Seedy goings on: Gorgeous perennials have been flowering for months now, and dry seed heads are free for the plucking. Calendula, coreopsis, foxgloves, poppies, purple cone flower (echinacea) and lots of other plants you’ve been admiring can be started as simply as snipping some tops and scattering them in your garden. It’s early enough in the season that biennials started now will likely to bloom next year. A handy trick is to start a few of each type of seed in a tray so you’ll recognize seedlings in the garden beds and avoid inadvertently weeding them out.
Ivy league: WNC grows some of the must luxuriant and glossy-leaved poison ivy in North America, which is great news for songbirds that feast on its berries before fall migration.
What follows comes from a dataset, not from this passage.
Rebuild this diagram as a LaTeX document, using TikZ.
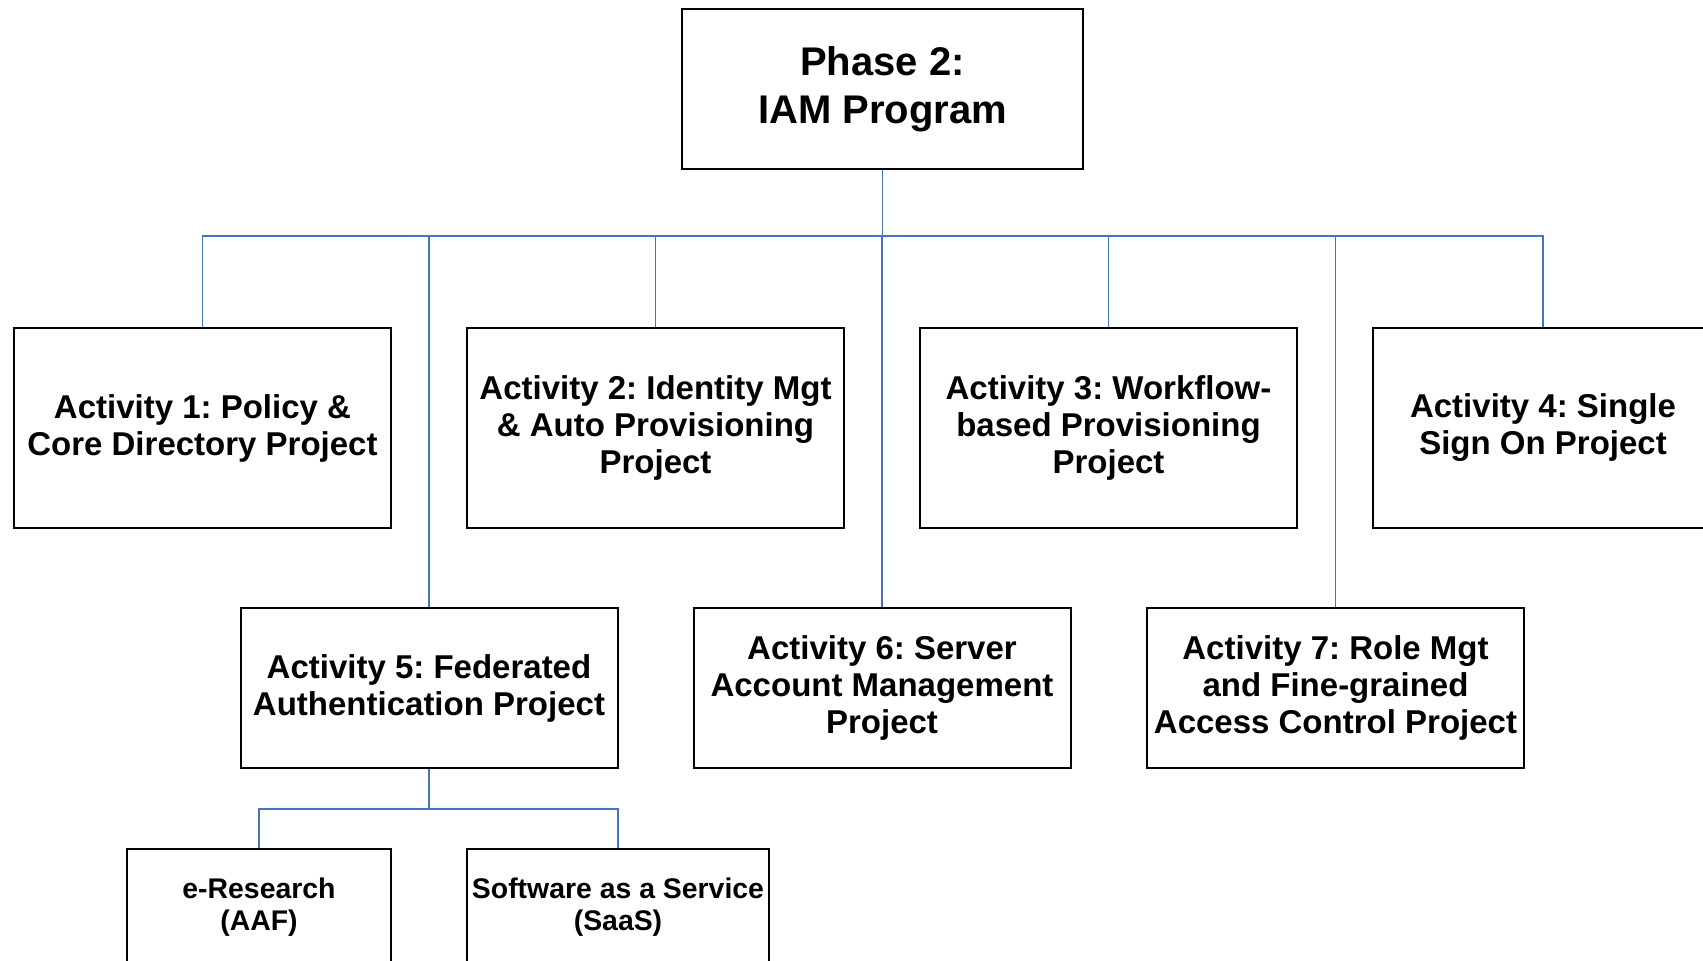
\documentclass[tikz,border=0pt]{standalone}
\usepackage{fontspec}
\setmainfont{Liberation Sans}
\frenchspacing
\definecolor{linkblue}{RGB}{68,114,196}
\tikzset{
  box/.style={draw=black,line width=1pt,align=center,inner sep=2pt},
  phase/.style={box,minimum width=200.5pt,minimum height=80pt,font=\bfseries\fontsize{20}{24}\selectfont},
  activity/.style={box,minimum width=188.5pt,minimum height=100pt,font=\bfseries\fontsize{16.5}{18.5}\selectfont},
  lowact/.style={activity,minimum height=80pt},
  sub/.style={box,minimum height=58pt,font=\bfseries\fontsize{14.2}{16}\selectfont},
  link/.style={draw=linkblue,line width=0.9pt}
}
\begin{document}
\begin{tikzpicture}[x=0.5pt,y=-0.5pt]
\useasboundingbox (0,0) rectangle (1703,960);
\def\rowa{428}
\def\rowb{688}
\node[phase,name=top] at (882.5,89){Phase 2:\\IAM Program};
% first row
\node[activity,name=a1] at (202.5,\rowa){Activity 1: Policy \&\\Core Directory Project};
\node[activity,name=a2] at (655.5,\rowa){Activity 2: Identity Mgt\\\& Auto Provisioning\\Project};
\node[activity,name=a3] at (1108.5,\rowa){Activity 3: Workflow-\\based Provisioning\\Project};
\node[activity,minimum width=170pt,name=a4] at (1543,\rowa){Activity 4: Single\\Sign On Project};
% second row
\node[lowact,name=a5] at (429,\rowb){Activity 5: Federated\\Authentication Project};
\node[lowact,name=a6] at (882,\rowb){Activity 6: Server\\Account Management\\Project};
\node[lowact,name=a7] at (1335.5,\rowb){Activity 7: Role Mgt\\and Fine-grained\\Access Control Project};
% under activity 5
\node[sub,minimum width=132pt,name=res] at (259,907){e-Research\\(AAF)};
\node[sub,minimum width=151pt,name=saas] at (618,907){Software as a Service\\(SaaS)};
\coordinate (bus) at (0,236);
\coordinate (sbus) at (0,809);
\foreach \n in {a1,a2,a3,a4,a5,a6,a7}
  \draw[link] (top.south)--(top.south|-bus)-|(\n.north);
\foreach \n in {res,saas}
  \draw[link] (a5.south)--(a5.south|-sbus)-|(\n.north);
\end{tikzpicture}
\end{document}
Undigested seeds are then widely distributed by our avian friends. A useful organic solution to combat the plants is to spray them with a mixture of 1 gallon of vinegar and 1 cup of salt. Heat and stir to dissolve the salt, then cool and add a few drops of detergent. This mixture will kill almost any type of foliage, so aim carefully. It will take repeated treatments to fully exterminate your target. (And consider defoliating tree-climbing vines only as high as you can reach – leaving the tops to set fruit for the birds.)